WASHINGTON (MarketWatch) – It’s not news that Wall Street is doing much better than Main Street, but we didn’t know how much better it was until the government updated economic statistics dating back to 2008.
Here’s the grim report that won’t surprise anyone who’s been paying attention for the past three years: Fat cats are bigger than we thought, and ordinary people’s incomes are worse than we thought.
As part of its regular revisions to the National Income Accounts, the Commerce Department told us Friday that corporate profits in 2008, 2009 and 2010 were actually $343 billion higher than previous estimates.
And the personal incomes of American families were $265 billion lower in those three years than earlier estimates.
One last thing: gross domestic product has also been revised down. Read our article: “GDP edged up 1.3% in the second quarter.”

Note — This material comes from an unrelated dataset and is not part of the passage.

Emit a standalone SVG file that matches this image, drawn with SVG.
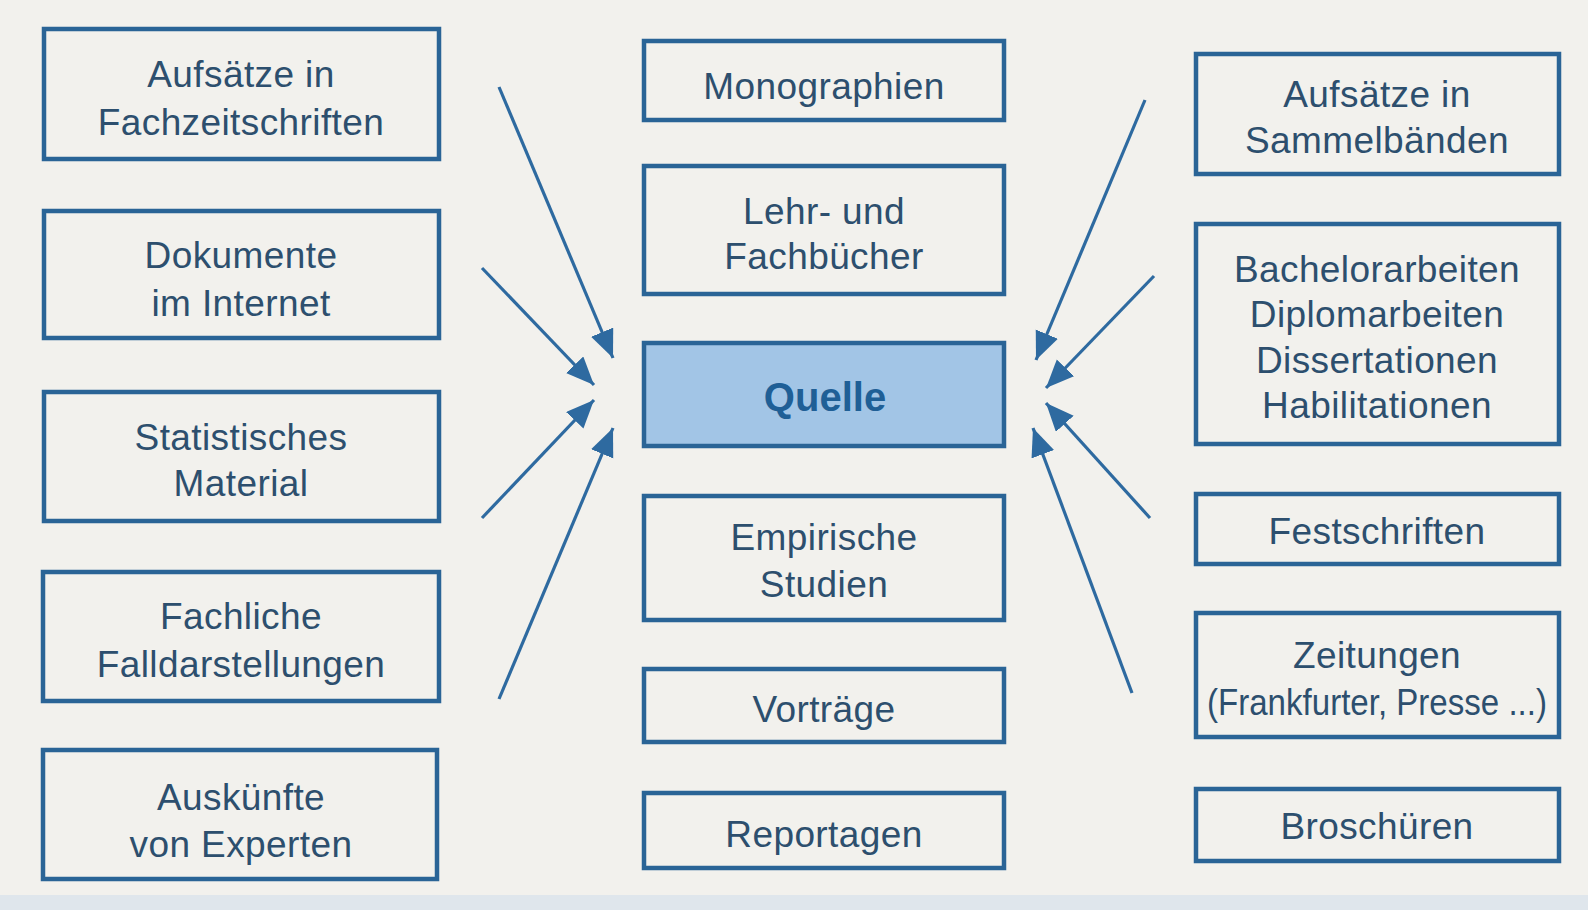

According to the latest data, US corporate profits are at record highs even as the US economy struggles. Profits have been totally decoupled from the economic fortunes of the American people.
This tells you everything you need to know about why the stock market recovered from the Great Recession and why employment didn’t.
Corporate profits now account for the largest share of gross domestic product since 1950 — 12.6%. Wages and salaries represent the smallest share of GDP since 1955 — 54.9%.
With unemployment still in the stratosphere, wages and salaries are depressed. Fewer people are working and those who are working don’t get a raise. According to a separate report released Friday by the Bureau of Labor Statistics, wages in the private sector have risen only 1.7% over the past year, half the rate of rising prices.
So Friday’s news is grim, but it’s not really news, is it? Everyone knows that the fight is fixed, as the poet sang. “The poor stay poor and the rich stay rich. That’s how it is, everyone knows it.